STATED EXERCISE:
Your task is to give the listing below back word for word, pictures excluded.
-- Start --
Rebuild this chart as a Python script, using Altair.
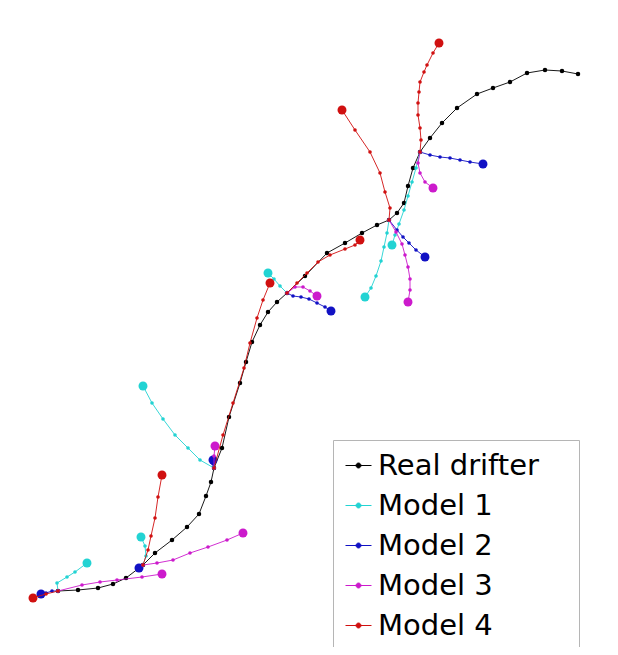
import altair as alt
import pandas as pd

# ---- data (pixel-space coordinates) ----
series_names = ["Real drifter", "Model 1", "Model 2", "Model 3", "Model 4"]
series_colors = ["#000000", "#22d3d3", "#1111c4", "#cc1acc", "#d01010"]

drifter_x = [58, 78, 98, 113, 126, 143, 155, 172, 187, 199, 206, 211, 214, 222, 229, 240, 246, 252, 260, 268, 277, 287,
             305, 327, 345, 362, 377, 389, 397, 404, 408, 413, 420, 430, 442, 457, 477, 493, 510, 527, 545, 562, 578]
drifter_y = [591, 590, 588, 584, 578, 565, 553, 540, 527, 514, 496, 482, 468, 448, 417, 383, 362, 342, 325, 312, 302, 293,
             276, 253, 243, 233, 225, 220, 213, 203, 186, 168, 152, 138, 123, 108, 94, 88, 82, 73, 70, 71, 74]

model1_tracks = [
    [(58, 591), (57, 583), (67, 577), (75, 572), (87, 563)],
    [(143, 565), (146, 556), (145, 546), (141, 537)],
    [(214, 468), (200, 460), (188, 448), (175, 435), (163, 419), (152, 403), (143, 386)],
    [(287, 293), (280, 286), (274, 279), (268, 273)],
    [(389, 220), (387, 233), (384, 247), (381, 261), (376, 276), (371, 288), (365, 297)],
    [(420, 152), (416, 168), (412, 182), (408, 196), (404, 210), (399, 224), (395, 235), (392, 245)],
]
model2_tracks = [
    [(58, 591), (52, 591), (46, 593), (41, 594)],
    [(143, 565), (139, 568)],
    [(214, 468), (213, 464), (213, 460)],
    [(287, 293), (293, 296), (301, 297), (309, 299), (317, 303), (325, 307), (331, 311)],
    [(389, 220), (397, 230), (403, 237), (409, 243), (416, 250), (425, 257)],
    [(420, 152), (430, 155), (440, 157), (450, 158), (460, 160), (470, 162), (483, 164)],
]
model3_tracks = [
    [(58, 591), (82, 585), (100, 582), (117, 580), (142, 577), (162, 574)],
    [(143, 565), (157, 563), (173, 560), (190, 553), (208, 547), (227, 540), (243, 533)],
    [(214, 468), (214, 456), (215, 446)],
    [(287, 293), (295, 287), (303, 287), (310, 291), (317, 296)],
    [(389, 220), (396, 232), (402, 244), (405, 255), (408, 267), (410, 279), (410, 290), (408, 302)],
    [(420, 152), (418, 163), (420, 173), (425, 182), (433, 188)],
]
model4_tracks = [
    [(58, 591), (46, 594), (33, 598)],
    [(143, 565), (148, 550), (151, 536), (155, 518), (158, 497), (162, 475)],
    [(214, 468), (223, 435), (233, 403), (244, 368), (250, 343), (257, 318), (263, 300), (270, 283)],
    [(287, 293), (297, 283), (307, 273), (318, 262), (330, 255), (345, 249), (355, 245), (360, 240)],
    [(389, 220), (390, 208), (385, 192), (380, 173), (370, 152), (355, 130), (342, 110)],
    [(420, 152), (421, 140), (420, 128), (418, 115), (418, 103), (419, 92), (420, 82), (424, 72),
     (427, 65), (433, 53), (439, 43)],
]

# ---- build long table ----
rows = []
for i, (x, y) in enumerate(zip(drifter_x, drifter_y)):
    rows.append(dict(series="Real drifter", track="d", idx=i, x=x, y=y, end=False))
for name, tracks in zip(series_names[1:], [model1_tracks, model2_tracks, model3_tracks, model4_tracks]):
    for t, tr in enumerate(tracks):
        for i, (x, y) in enumerate(tr):
            rows.append(dict(series=name, track=f"{name}-{t}", idx=i, x=x, y=y, end=(i == len(tr) - 1)))
df = pd.DataFrame(rows)

W, H = 602, 639
xs = alt.Scale(domain=[8, 8 + W], nice=False, zero=False)
ys = alt.Scale(domain=[8, 8 + H], nice=False, zero=False, reverse=True)

sym_path = "M-0.684,0L0.684,0M0.13,0A0.13,0.13,0,1,1,-0.13,0A0.13,0.13,0,1,1,0.13,0Z"
legend = alt.Legend(
    title=None, orient="none", legendX=325, legendY=432,
    symbolType=sym_path, symbolSize=1444, symbolStrokeWidth=1, symbolOpacity=1,
    labelFont="DejaVu Sans", labelFontSize=29, labelColor="black", labelOffset=0,
    labelLimit=400,
    labelExpr="datum.label + '\u00a0\u00a0\u00a0\u2009\u200b'", rowPadding=5, padding=6,
    strokeColor="#b5b5b5", fillColor="white", cornerRadius=0,
)
color = alt.Color("series:N", scale=alt.Scale(domain=series_names, range=series_colors), legend=legend)

base = alt.Chart(df).encode(
    x=alt.X("x:Q", scale=xs, axis=None),
    y=alt.Y("y:Q", scale=ys, axis=None),
    color=color,
)

layers = []
for name in series_names:
    sub = base.transform_filter(alt.datum.series == name)
    small = 20 if name == "Real drifter" else 13
    layers.append(sub.mark_line(strokeWidth=1, opacity=0.9).encode(detail="track:N", order="idx:Q"))
    layers.append(sub.mark_circle(size=small, opacity=1))
    if name != "Real drifter":
        layers.append(sub.transform_filter(alt.datum.end).mark_circle(size=80, opacity=1))

chart = alt.layer(*layers).properties(
    width=W, height=H, padding=0, autosize=alt.AutoSizeParams(type="none"),
    background="white",
).configure_view(stroke=None)

chart.save("out.html", embed_options={"renderer": "svg", "actions": False})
-- End --
SOLUTION BELOW:
Rebuild this chart as a Python script, using Altair.
import altair as alt
import pandas as pd

# ---- data (pixel-space coordinates) ----
series_names = ["Real drifter", "Model 1", "Model 2", "Model 3", "Model 4"]
series_colors = ["#000000", "#22d3d3", "#1111c4", "#cc1acc", "#d01010"]

drifter_x = [58, 78, 98, 113, 126, 143, 155, 172, 187, 199, 206, 211, 214, 222, 229, 240, 246, 252, 260, 268, 277, 287,
             305, 327, 345, 362, 377, 389, 397, 404, 408, 413, 420, 430, 442, 457, 477, 493, 510, 527, 545, 562, 578]
drifter_y = [591, 590, 588, 584, 578, 565, 553, 540, 527, 514, 496, 482, 468, 448, 417, 383, 362, 342, 325, 312, 302, 293,
             276, 253, 243, 233, 225, 220, 213, 203, 186, 168, 152, 138, 123, 108, 94, 88, 82, 73, 70, 71, 74]

model1_tracks = [
    [(58, 591), (57, 583), (67, 577), (75, 572), (87, 563)],
    [(143, 565), (146, 556), (145, 546), (141, 537)],
    [(214, 468), (200, 460), (188, 448), (175, 435), (163, 419), (152, 403), (143, 386)],
    [(287, 293), (280, 286), (274, 279), (268, 273)],
    [(389, 220), (387, 233), (384, 247), (381, 261), (376, 276), (371, 288), (365, 297)],
    [(420, 152), (416, 168), (412, 182), (408, 196), (404, 210), (399, 224), (395, 235), (392, 245)],
]
model2_tracks = [
    [(58, 591), (52, 591), (46, 593), (41, 594)],
    [(143, 565), (139, 568)],
    [(214, 468), (213, 464), (213, 460)],
    [(287, 293), (293, 296), (301, 297), (309, 299), (317, 303), (325, 307), (331, 311)],
    [(389, 220), (397, 230), (403, 237), (409, 243), (416, 250), (425, 257)],
    [(420, 152), (430, 155), (440, 157), (450, 158), (460, 160), (470, 162), (483, 164)],
]
model3_tracks = [
    [(58, 591), (82, 585), (100, 582), (117, 580), (142, 577), (162, 574)],
    [(143, 565), (157, 563), (173, 560), (190, 553), (208, 547), (227, 540), (243, 533)],
    [(214, 468), (214, 456), (215, 446)],
    [(287, 293), (295, 287), (303, 287), (310, 291), (317, 296)],
    [(389, 220), (396, 232), (402, 244), (405, 255), (408, 267), (410, 279), (410, 290), (408, 302)],
    [(420, 152), (418, 163), (420, 173), (425, 182), (433, 188)],
]
model4_tracks = [
    [(58, 591), (46, 594), (33, 598)],
    [(143, 565), (148, 550), (151, 536), (155, 518), (158, 497), (162, 475)],
    [(214, 468), (223, 435), (233, 403), (244, 368), (250, 343), (257, 318), (263, 300), (270, 283)],
    [(287, 293), (297, 283), (307, 273), (318, 262), (330, 255), (345, 249), (355, 245), (360, 240)],
    [(389, 220), (390, 208), (385, 192), (380, 173), (370, 152), (355, 130), (342, 110)],
    [(420, 152), (421, 140), (420, 128), (418, 115), (418, 103), (419, 92), (420, 82), (424, 72),
     (427, 65), (433, 53), (439, 43)],
]

# ---- build long table ----
rows = []
for i, (x, y) in enumerate(zip(drifter_x, drifter_y)):
    rows.append(dict(series="Real drifter", track="d", idx=i, x=x, y=y, end=False))
for name, tracks in zip(series_names[1:], [model1_tracks, model2_tracks, model3_tracks, model4_tracks]):
    for t, tr in enumerate(tracks):
        for i, (x, y) in enumerate(tr):
            rows.append(dict(series=name, track=f"{name}-{t}", idx=i, x=x, y=y, end=(i == len(tr) - 1)))
df = pd.DataFrame(rows)

W, H = 602, 639
xs = alt.Scale(domain=[8, 8 + W], nice=False, zero=False)
ys = alt.Scale(domain=[8, 8 + H], nice=False, zero=False, reverse=True)

sym_path = "M-0.684,0L0.684,0M0.13,0A0.13,0.13,0,1,1,-0.13,0A0.13,0.13,0,1,1,0.13,0Z"
legend = alt.Legend(
    title=None, orient="none", legendX=325, legendY=432,
    symbolType=sym_path, symbolSize=1444, symbolStrokeWidth=1, symbolOpacity=1,
    labelFont="DejaVu Sans", labelFontSize=29, labelColor="black", labelOffset=0,
    labelLimit=400,
    labelExpr="datum.label + '\u00a0\u00a0\u00a0\u2009\u200b'", rowPadding=5, padding=6,
    strokeColor="#b5b5b5", fillColor="white", cornerRadius=0,
)
color = alt.Color("series:N", scale=alt.Scale(domain=series_names, range=series_colors), legend=legend)

base = alt.Chart(df).encode(
    x=alt.X("x:Q", scale=xs, axis=None),
    y=alt.Y("y:Q", scale=ys, axis=None),
    color=color,
)

layers = []
for name in series_names:
    sub = base.transform_filter(alt.datum.series == name)
    small = 20 if name == "Real drifter" else 13
    layers.append(sub.mark_line(strokeWidth=1, opacity=0.9).encode(detail="track:N", order="idx:Q"))
    layers.append(sub.mark_circle(size=small, opacity=1))
    if name != "Real drifter":
        layers.append(sub.transform_filter(alt.datum.end).mark_circle(size=80, opacity=1))

chart = alt.layer(*layers).properties(
    width=W, height=H, padding=0, autosize=alt.AutoSizeParams(type="none"),
    background="white",
).configure_view(stroke=None)

chart.save("out.html", embed_options={"renderer": "svg", "actions": False})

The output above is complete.